Data section start
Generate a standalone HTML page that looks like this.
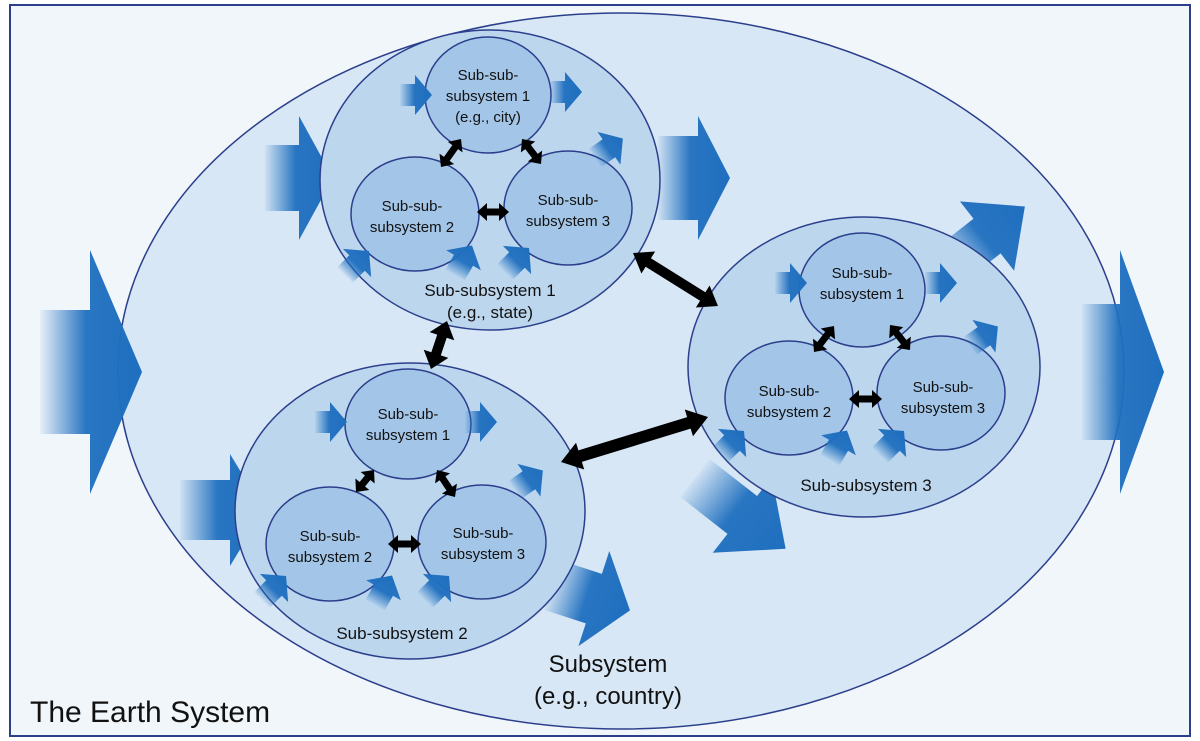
<!DOCTYPE html>
<html><head><meta charset="utf-8">
<style>
html,body{margin:0;padding:0;background:#fff;}
svg{display:block;font-family:"Liberation Sans",Arial,sans-serif;}
</style></head>
<body>
<svg id="s" width="1200" height="741" viewBox="0 0 1200 741" xmlns="http://www.w3.org/2000/svg">
<defs>
<linearGradient id="g" x1="0" y1="0" x2="1" y2="0">
<stop offset="0" stop-color="#1f6fbf" stop-opacity="0.05"/>
<stop offset="0.45" stop-color="#1f6fbf" stop-opacity="0.95"/>
<stop offset="1" stop-color="#1f6fbf"/>
</linearGradient>
</defs>
<rect x="10" y="5" width="1180" height="731" fill="#f1f6fa" stroke="#2b3f8c" stroke-width="2"/>
<ellipse cx="621" cy="371" rx="503" ry="358" fill="#d8e7f5" stroke="#2b3f8c" stroke-width="1.5"/>
<g id="arrows"></g>
<g fill="#bcd6ee" stroke="#2b3f8c" stroke-width="1.5">
<ellipse cx="490" cy="180" rx="170" ry="150"/>
<ellipse cx="864" cy="367" rx="176" ry="150"/>
<ellipse cx="410" cy="511" rx="175" ry="148"/>
</g>
<g fill="#a3c6e8" stroke="#2b3f8c" stroke-width="1.5">
<ellipse cx="488" cy="95" rx="63" ry="58"/>
<ellipse cx="415" cy="214" rx="64" ry="57"/>
<ellipse cx="568" cy="208" rx="64" ry="57"/>
<ellipse cx="862" cy="290" rx="63" ry="57"/>
<ellipse cx="789" cy="398" rx="64" ry="57"/>
<ellipse cx="941" cy="393" rx="64" ry="57"/>
<ellipse cx="408" cy="424" rx="63" ry="55"/>
<ellipse cx="330" cy="544" rx="64" ry="57"/>
<ellipse cx="482" cy="542" rx="64" ry="57"/>
</g>
<g id="small"></g>
<g id="dbl" fill="#000"></g>
<g fill="#111" font-size="15" text-anchor="middle">
<text x="488" y="80">Sub-sub-</text><text x="488" y="101">subsystem 1</text><text x="488" y="122">(e.g., city)</text>
<text x="412" y="211">Sub-sub-</text><text x="412" y="232">subsystem 2</text>
<text x="568" y="205">Sub-sub-</text><text x="568" y="226">subsystem 3</text>
<text x="862" y="278">Sub-sub-</text><text x="862" y="299">subsystem 1</text>
<text x="789" y="396">Sub-sub-</text><text x="789" y="417">subsystem 2</text>
<text x="943" y="392">Sub-sub-</text><text x="943" y="413">subsystem 3</text>
<text x="408" y="419">Sub-sub-</text><text x="408" y="440">subsystem 1</text>
<text x="330" y="541">Sub-sub-</text><text x="330" y="562">subsystem 2</text>
<text x="483" y="538">Sub-sub-</text><text x="483" y="559">subsystem 3</text>
</g>
<g fill="#111" font-size="17" text-anchor="middle">
<text x="490" y="296">Sub-subsystem 1</text><text x="490" y="318">(e.g., state)</text>
<text x="866" y="491">Sub-subsystem 3</text>
<text x="402" y="639">Sub-subsystem 2</text>
</g>
<g fill="#111" font-size="24" text-anchor="middle">
<text x="608" y="672">Subsystem</text><text x="608" y="704">(e.g., country)</text>
</g>
<text x="30" y="722" font-size="30" fill="#111">The Earth System</text>
<script>
var NS="http://www.w3.org/2000/svg";
function arr(gid,x,y,ang,L,w,h,hl){
 var p=document.createElementNS(NS,"path");
 var a=L-hl;
 p.setAttribute("d","M0,"+(-w)+" L"+a+","+(-w)+" L"+a+","+(-h)+" L"+L+",0 L"+a+","+h+" L"+a+","+w+" L0,"+w+" Z");
 p.setAttribute("transform","translate("+x+","+y+") rotate("+ang+")");
 p.setAttribute("fill","url(#g)");
 document.getElementById(gid).appendChild(p);
}
arr("arrows",40,372,0,102,62,122,52);
arr("arrows",1082,372,0,82,68,122,44);
arr("arrows",265,178,0,68,33,62,34);
arr("arrows",658,178,0,72,42,62,32);
arr("arrows",180,510,0,84,30,56,34);
arr("arrows",552,585,18,82,26,50,38);
arr("arrows",950,265,-38,95,22,44,48);
arr("arrows",695,478,38,115,24,48,55);
function sm(x,y,a,L){arr("small",x,y,a,L||34,11,20,17);}
sm(400,95,0,32);sm(550,92,0,32);
sm(595,158,-35);sm(345,275,-45);sm(455,275,-60);sm(505,272,-45);
sm(775,283,0,32);sm(925,283,0,32);
sm(970,346,-35);sm(720,455,-45);sm(830,460,-60);sm(880,455,-45);
sm(315,422,0,32);sm(465,422,0,32);
sm(515,490,-35);sm(262,600,-45);sm(375,605,-60);sm(425,600,-45);
function dbl(x1,y1,x2,y2,t,hw,hl){
 var dx=x2-x1,dy=y2-y1,L=Math.sqrt(dx*dx+dy*dy),ang=Math.atan2(dy,dx)*180/Math.PI;
 var p=document.createElementNS(NS,"path");
 p.setAttribute("d","M0,0 L"+hl+","+(-hw)+" L"+hl+","+(-t)+" L"+(L-hl)+","+(-t)+" L"+(L-hl)+","+(-hw)+" L"+L+",0 L"+(L-hl)+","+hw+" L"+(L-hl)+","+t+" L"+hl+","+t+" L"+hl+","+hw+" Z");
 p.setAttribute("transform","translate("+x1+","+y1+") rotate("+ang+")");
 document.getElementById("dbl").appendChild(p);
}
dbl(441,167,461,139,3.5,9,10);dbl(522,139,541,164,3.5,9,10);dbl(477,212,509,212,3.5,9,10);
dbl(633,253,718,306,5,13,18);dbl(447,321,431,369,5,13,16);dbl(561,462,708,417,6,14,20);
dbl(814,352,834,326,3.5,9,10);dbl(890,325,910,350,3.5,9,10);dbl(849,399,882,399,3.5,9,10);
dbl(356,492,374,470,3.5,9,10);dbl(437,470,455,497,3.5,9,10);dbl(388,544,421,544,3.5,9,10);
</script>
</svg>
</body></html>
Data section end
**Exercise goal**
Copy out all of the material exactly as written, without its pictures.

**Expected answer**
Generate a standalone HTML page that looks like this.
<!DOCTYPE html>
<html><head><meta charset="utf-8">
<style>
html,body{margin:0;padding:0;background:#fff;}
svg{display:block;font-family:"Liberation Sans",Arial,sans-serif;}
</style></head>
<body>
<svg id="s" width="1200" height="741" viewBox="0 0 1200 741" xmlns="http://www.w3.org/2000/svg">
<defs>
<linearGradient id="g" x1="0" y1="0" x2="1" y2="0">
<stop offset="0" stop-color="#1f6fbf" stop-opacity="0.05"/>
<stop offset="0.45" stop-color="#1f6fbf" stop-opacity="0.95"/>
<stop offset="1" stop-color="#1f6fbf"/>
</linearGradient>
</defs>
<rect x="10" y="5" width="1180" height="731" fill="#f1f6fa" stroke="#2b3f8c" stroke-width="2"/>
<ellipse cx="621" cy="371" rx="503" ry="358" fill="#d8e7f5" stroke="#2b3f8c" stroke-width="1.5"/>
<g id="arrows"></g>
<g fill="#bcd6ee" stroke="#2b3f8c" stroke-width="1.5">
<ellipse cx="490" cy="180" rx="170" ry="150"/>
<ellipse cx="864" cy="367" rx="176" ry="150"/>
<ellipse cx="410" cy="511" rx="175" ry="148"/>
</g>
<g fill="#a3c6e8" stroke="#2b3f8c" stroke-width="1.5">
<ellipse cx="488" cy="95" rx="63" ry="58"/>
<ellipse cx="415" cy="214" rx="64" ry="57"/>
<ellipse cx="568" cy="208" rx="64" ry="57"/>
<ellipse cx="862" cy="290" rx="63" ry="57"/>
<ellipse cx="789" cy="398" rx="64" ry="57"/>
<ellipse cx="941" cy="393" rx="64" ry="57"/>
<ellipse cx="408" cy="424" rx="63" ry="55"/>
<ellipse cx="330" cy="544" rx="64" ry="57"/>
<ellipse cx="482" cy="542" rx="64" ry="57"/>
</g>
<g id="small"></g>
<g id="dbl" fill="#000"></g>
<g fill="#111" font-size="15" text-anchor="middle">
<text x="488" y="80">Sub-sub-</text><text x="488" y="101">subsystem 1</text><text x="488" y="122">(e.g., city)</text>
<text x="412" y="211">Sub-sub-</text><text x="412" y="232">subsystem 2</text>
<text x="568" y="205">Sub-sub-</text><text x="568" y="226">subsystem 3</text>
<text x="862" y="278">Sub-sub-</text><text x="862" y="299">subsystem 1</text>
<text x="789" y="396">Sub-sub-</text><text x="789" y="417">subsystem 2</text>
<text x="943" y="392">Sub-sub-</text><text x="943" y="413">subsystem 3</text>
<text x="408" y="419">Sub-sub-</text><text x="408" y="440">subsystem 1</text>
<text x="330" y="541">Sub-sub-</text><text x="330" y="562">subsystem 2</text>
<text x="483" y="538">Sub-sub-</text><text x="483" y="559">subsystem 3</text>
</g>
<g fill="#111" font-size="17" text-anchor="middle">
<text x="490" y="296">Sub-subsystem 1</text><text x="490" y="318">(e.g., state)</text>
<text x="866" y="491">Sub-subsystem 3</text>
<text x="402" y="639">Sub-subsystem 2</text>
</g>
<g fill="#111" font-size="24" text-anchor="middle">
<text x="608" y="672">Subsystem</text><text x="608" y="704">(e.g., country)</text>
</g>
<text x="30" y="722" font-size="30" fill="#111">The Earth System</text>
<script>
var NS="http://www.w3.org/2000/svg";
function arr(gid,x,y,ang,L,w,h,hl){
 var p=document.createElementNS(NS,"path");
 var a=L-hl;
 p.setAttribute("d","M0,"+(-w)+" L"+a+","+(-w)+" L"+a+","+(-h)+" L"+L+",0 L"+a+","+h+" L"+a+","+w+" L0,"+w+" Z");
 p.setAttribute("transform","translate("+x+","+y+") rotate("+ang+")");
 p.setAttribute("fill","url(#g)");
 document.getElementById(gid).appendChild(p);
}
arr("arrows",40,372,0,102,62,122,52);
arr("arrows",1082,372,0,82,68,122,44);
arr("arrows",265,178,0,68,33,62,34);
arr("arrows",658,178,0,72,42,62,32);
arr("arrows",180,510,0,84,30,56,34);
arr("arrows",552,585,18,82,26,50,38);
arr("arrows",950,265,-38,95,22,44,48);
arr("arrows",695,478,38,115,24,48,55);
function sm(x,y,a,L){arr("small",x,y,a,L||34,11,20,17);}
sm(400,95,0,32);sm(550,92,0,32);
sm(595,158,-35);sm(345,275,-45);sm(455,275,-60);sm(505,272,-45);
sm(775,283,0,32);sm(925,283,0,32);
sm(970,346,-35);sm(720,455,-45);sm(830,460,-60);sm(880,455,-45);
sm(315,422,0,32);sm(465,422,0,32);
sm(515,490,-35);sm(262,600,-45);sm(375,605,-60);sm(425,600,-45);
function dbl(x1,y1,x2,y2,t,hw,hl){
 var dx=x2-x1,dy=y2-y1,L=Math.sqrt(dx*dx+dy*dy),ang=Math.atan2(dy,dx)*180/Math.PI;
 var p=document.createElementNS(NS,"path");
 p.setAttribute("d","M0,0 L"+hl+","+(-hw)+" L"+hl+","+(-t)+" L"+(L-hl)+","+(-t)+" L"+(L-hl)+","+(-hw)+" L"+L+",0 L"+(L-hl)+","+hw+" L"+(L-hl)+","+t+" L"+hl+","+t+" L"+hl+","+hw+" Z");
 p.setAttribute("transform","translate("+x1+","+y1+") rotate("+ang+")");
 document.getElementById("dbl").appendChild(p);
}
dbl(441,167,461,139,3.5,9,10);dbl(522,139,541,164,3.5,9,10);dbl(477,212,509,212,3.5,9,10);
dbl(633,253,718,306,5,13,18);dbl(447,321,431,369,5,13,16);dbl(561,462,708,417,6,14,20);
dbl(814,352,834,326,3.5,9,10);dbl(890,325,910,350,3.5,9,10);dbl(849,399,882,399,3.5,9,10);
dbl(356,492,374,470,3.5,9,10);dbl(437,470,455,497,3.5,9,10);dbl(388,544,421,544,3.5,9,10);
</script>
</svg>
</body></html>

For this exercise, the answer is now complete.